▶ Task statement
Copy every line of the data in which the word "chart" occurs.

▶ Source data
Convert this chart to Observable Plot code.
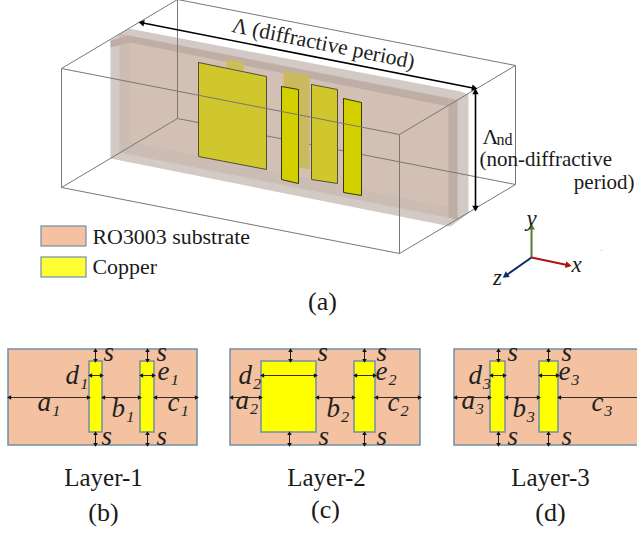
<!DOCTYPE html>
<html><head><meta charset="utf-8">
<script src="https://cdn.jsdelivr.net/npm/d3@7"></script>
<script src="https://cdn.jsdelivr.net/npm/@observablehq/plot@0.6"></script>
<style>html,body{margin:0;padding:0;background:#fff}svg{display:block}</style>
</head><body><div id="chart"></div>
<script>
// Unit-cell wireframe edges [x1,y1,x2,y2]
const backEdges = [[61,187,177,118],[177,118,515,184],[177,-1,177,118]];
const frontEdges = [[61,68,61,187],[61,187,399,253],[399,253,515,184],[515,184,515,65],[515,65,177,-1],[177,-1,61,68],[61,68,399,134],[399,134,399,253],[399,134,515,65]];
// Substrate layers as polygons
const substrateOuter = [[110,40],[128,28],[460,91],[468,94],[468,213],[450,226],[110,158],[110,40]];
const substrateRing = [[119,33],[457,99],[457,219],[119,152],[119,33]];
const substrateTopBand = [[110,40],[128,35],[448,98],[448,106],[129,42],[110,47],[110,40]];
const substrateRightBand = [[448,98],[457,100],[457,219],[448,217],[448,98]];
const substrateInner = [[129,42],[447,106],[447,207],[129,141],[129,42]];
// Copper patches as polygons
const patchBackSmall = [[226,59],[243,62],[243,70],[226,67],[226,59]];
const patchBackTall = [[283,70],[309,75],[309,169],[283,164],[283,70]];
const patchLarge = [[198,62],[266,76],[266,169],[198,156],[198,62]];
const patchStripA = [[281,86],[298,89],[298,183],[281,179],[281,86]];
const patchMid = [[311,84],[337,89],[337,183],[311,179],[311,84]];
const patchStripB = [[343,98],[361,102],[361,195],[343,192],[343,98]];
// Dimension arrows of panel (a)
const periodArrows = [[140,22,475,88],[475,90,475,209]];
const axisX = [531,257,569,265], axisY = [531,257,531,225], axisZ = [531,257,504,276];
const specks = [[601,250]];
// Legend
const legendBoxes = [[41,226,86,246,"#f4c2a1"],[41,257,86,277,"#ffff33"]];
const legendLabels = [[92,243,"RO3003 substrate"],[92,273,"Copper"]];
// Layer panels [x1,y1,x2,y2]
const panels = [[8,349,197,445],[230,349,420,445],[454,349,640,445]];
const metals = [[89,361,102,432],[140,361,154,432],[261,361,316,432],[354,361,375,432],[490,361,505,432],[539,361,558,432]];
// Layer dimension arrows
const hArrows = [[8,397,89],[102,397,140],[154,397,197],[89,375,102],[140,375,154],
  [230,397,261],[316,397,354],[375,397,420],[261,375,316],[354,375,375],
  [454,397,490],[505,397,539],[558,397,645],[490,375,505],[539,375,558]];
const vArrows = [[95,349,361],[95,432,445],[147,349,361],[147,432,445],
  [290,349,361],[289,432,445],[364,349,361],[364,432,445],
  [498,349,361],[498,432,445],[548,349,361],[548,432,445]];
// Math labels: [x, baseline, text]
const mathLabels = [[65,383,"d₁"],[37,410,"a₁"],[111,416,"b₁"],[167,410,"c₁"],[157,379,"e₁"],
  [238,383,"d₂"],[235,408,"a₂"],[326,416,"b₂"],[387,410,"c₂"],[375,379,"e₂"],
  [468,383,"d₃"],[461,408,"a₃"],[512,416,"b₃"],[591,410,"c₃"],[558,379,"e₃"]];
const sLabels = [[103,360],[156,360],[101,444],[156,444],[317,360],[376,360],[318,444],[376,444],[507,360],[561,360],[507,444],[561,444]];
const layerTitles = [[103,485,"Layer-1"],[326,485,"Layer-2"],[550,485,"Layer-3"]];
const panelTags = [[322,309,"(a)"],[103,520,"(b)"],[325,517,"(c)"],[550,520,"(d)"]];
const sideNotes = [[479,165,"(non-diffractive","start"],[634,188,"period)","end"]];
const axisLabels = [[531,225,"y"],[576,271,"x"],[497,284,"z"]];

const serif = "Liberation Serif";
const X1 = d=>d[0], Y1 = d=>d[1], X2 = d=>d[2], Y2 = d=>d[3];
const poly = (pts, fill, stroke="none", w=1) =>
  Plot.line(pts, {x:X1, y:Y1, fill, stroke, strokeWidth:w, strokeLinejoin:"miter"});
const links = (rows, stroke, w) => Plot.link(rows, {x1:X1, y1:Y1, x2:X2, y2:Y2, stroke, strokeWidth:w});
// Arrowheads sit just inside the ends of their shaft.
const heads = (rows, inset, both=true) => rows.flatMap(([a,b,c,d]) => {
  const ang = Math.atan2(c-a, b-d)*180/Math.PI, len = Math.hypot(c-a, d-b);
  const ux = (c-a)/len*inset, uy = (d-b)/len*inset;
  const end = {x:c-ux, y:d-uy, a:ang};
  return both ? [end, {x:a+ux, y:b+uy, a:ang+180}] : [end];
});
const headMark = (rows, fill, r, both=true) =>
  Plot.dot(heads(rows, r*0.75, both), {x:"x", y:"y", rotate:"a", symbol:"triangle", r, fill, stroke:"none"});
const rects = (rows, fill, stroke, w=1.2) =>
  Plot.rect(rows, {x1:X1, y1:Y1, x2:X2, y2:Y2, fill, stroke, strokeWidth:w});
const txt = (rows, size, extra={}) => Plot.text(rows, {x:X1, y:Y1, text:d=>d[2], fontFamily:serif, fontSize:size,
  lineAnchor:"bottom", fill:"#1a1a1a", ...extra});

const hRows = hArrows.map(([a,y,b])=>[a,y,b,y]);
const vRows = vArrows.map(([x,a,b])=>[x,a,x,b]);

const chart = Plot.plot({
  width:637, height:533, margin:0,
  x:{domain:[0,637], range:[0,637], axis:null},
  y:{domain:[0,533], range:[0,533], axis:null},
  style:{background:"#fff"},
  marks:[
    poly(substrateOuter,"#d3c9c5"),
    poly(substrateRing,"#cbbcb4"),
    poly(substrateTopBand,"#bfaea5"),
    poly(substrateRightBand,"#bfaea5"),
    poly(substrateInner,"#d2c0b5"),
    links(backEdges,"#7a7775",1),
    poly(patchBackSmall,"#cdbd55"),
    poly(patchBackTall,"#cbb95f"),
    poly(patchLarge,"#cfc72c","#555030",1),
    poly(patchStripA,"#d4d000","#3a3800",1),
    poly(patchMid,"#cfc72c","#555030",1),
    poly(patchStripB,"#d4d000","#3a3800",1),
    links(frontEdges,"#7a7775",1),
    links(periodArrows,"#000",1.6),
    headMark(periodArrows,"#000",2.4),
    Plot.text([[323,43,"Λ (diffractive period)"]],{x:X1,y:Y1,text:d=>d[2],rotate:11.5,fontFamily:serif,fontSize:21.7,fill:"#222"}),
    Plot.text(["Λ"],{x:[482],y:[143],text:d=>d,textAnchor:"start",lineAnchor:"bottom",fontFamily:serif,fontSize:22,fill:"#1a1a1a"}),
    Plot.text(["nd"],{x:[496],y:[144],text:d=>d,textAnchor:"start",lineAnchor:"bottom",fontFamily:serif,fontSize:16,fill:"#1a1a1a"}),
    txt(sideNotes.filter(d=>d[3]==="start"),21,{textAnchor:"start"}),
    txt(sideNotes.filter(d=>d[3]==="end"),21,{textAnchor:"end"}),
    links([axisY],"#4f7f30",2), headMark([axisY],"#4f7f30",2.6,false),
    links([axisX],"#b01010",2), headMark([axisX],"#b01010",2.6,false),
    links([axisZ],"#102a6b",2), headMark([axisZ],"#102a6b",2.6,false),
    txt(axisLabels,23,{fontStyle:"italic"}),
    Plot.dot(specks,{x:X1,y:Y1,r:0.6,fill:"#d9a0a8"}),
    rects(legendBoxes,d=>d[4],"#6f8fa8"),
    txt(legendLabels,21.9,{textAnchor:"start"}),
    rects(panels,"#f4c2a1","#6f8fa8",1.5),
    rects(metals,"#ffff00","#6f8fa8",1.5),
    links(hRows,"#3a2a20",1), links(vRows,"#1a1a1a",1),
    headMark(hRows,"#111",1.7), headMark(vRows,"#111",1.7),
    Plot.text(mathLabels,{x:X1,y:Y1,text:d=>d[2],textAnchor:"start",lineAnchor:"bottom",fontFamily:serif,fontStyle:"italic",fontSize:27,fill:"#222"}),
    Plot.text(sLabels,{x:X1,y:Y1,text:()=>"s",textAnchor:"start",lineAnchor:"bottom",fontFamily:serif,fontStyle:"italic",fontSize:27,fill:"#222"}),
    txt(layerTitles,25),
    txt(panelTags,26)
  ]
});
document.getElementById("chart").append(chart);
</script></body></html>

▶ Answer to the problem
Convert this chart to Observable Plot code.
</head><body><div id="chart"></div>
const chart = Plot.plot({
document.getElementById("chart").append(chart);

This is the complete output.